お盆休みや年末年始などの際に、実家に帰省する人も多いことでしょう。特に実家が遠方にある人にとっては数少ない帰省の機会ですから、そのタイミングで親を交えて「実家の遺産・相続」について話をしようと思っている人もいるかもしれません。
しかし、遺産や相続の話は、「親の死」が前提ですから、なかなか子どもから切り出しにくいものです。そこで、どのようなきっかけで、どのような話をしたらいいか、詳しく説明します。
「終活」の話をしてみる
「終活」という言葉は、今ではすっかり市民権を得ています。「終活」とは、生前に自分で葬儀や墓などの準備、財産や身の回りの物の整理を行い、さらに自分が亡くなった後に相続が円滑に進められるように計画を立てておくことです。
現在、各自治体やNPO法人などの主催で、終活セミナーが実施されているため既に参加している可能性もあります。また実際に参加していなくても、友人・知人が参加していたり、あるいは終活について興味を持つ同年代の友人たちと話をしたりしているかもしれません。
久しぶりに実家に帰ってきて、いきなり「『終活』のことだけど…」と切り出しても、親は面食らってしまいます。そこで、「終活」の際に使われている「エンディングノート」を話題にするという方法はいかがでしょうか。

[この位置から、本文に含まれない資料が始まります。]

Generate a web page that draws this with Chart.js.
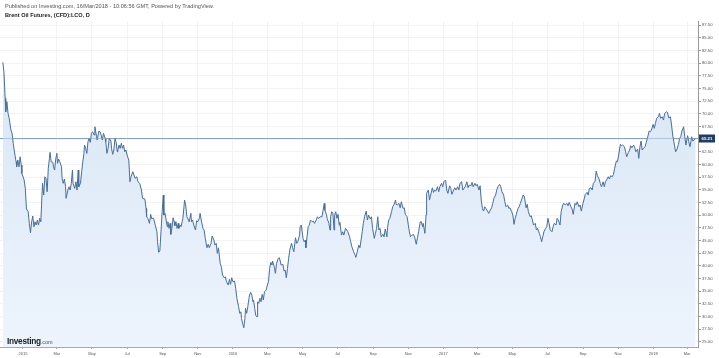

「エンディングノート」とは、一般的に「高齢者が自分の終末・死に備えて、自分の希望を書きとめておくノート」のことです。セミナーを行う自治体、NPO法人、保険会社などが、それぞれ独自に作っていますし、書店や文具店で販売されていたり、インターネットでダウンロードしたりできます。多くのエンディングノートに共通している項目は次のとおりです。
・ 基本情報(氏名、住所、現在かかっている病気・病院など)
・ 自分史(今までの経歴、配偶者・子どもとの思い出など)
・ 親戚、友人、知人リスト(家系図、よく連絡をとっている人など)
・ ペットについて(かかりつけの獣医、ペット保険、自分に何かあったときの対応など)
・ 財産や貴重品に関すること
・ 生命保険、年金のこと
・ 自分に介護が必要になった時に希望すること(資産管理者の指定など)
・ 病気になった時の延命措置を望むか
・ 相続に関する考え方(形見分け遺産の整理、遺言書の有無、相談先など)
・ 自分の葬儀に希望すること(参列者、形式、希望する埋葬など)
ただ、項目を見ると分かると思いますが、「基本情報」から「葬儀に関すること」という重い項目まで並んでいます。初めは「何かあった時のために」という表現を使って、「基本情報」から「ペットについて」くらいまでを書いてもらう方向で話をした方が無難でしょう。
1度の帰省で、全項目を書いてもらうというのはまず不可能でしょう。そのため、時間をかけて、帰省の度に「エンディングノート」を話題にして少しずつ項目を埋めていくという方法が良いのではないでしょうか。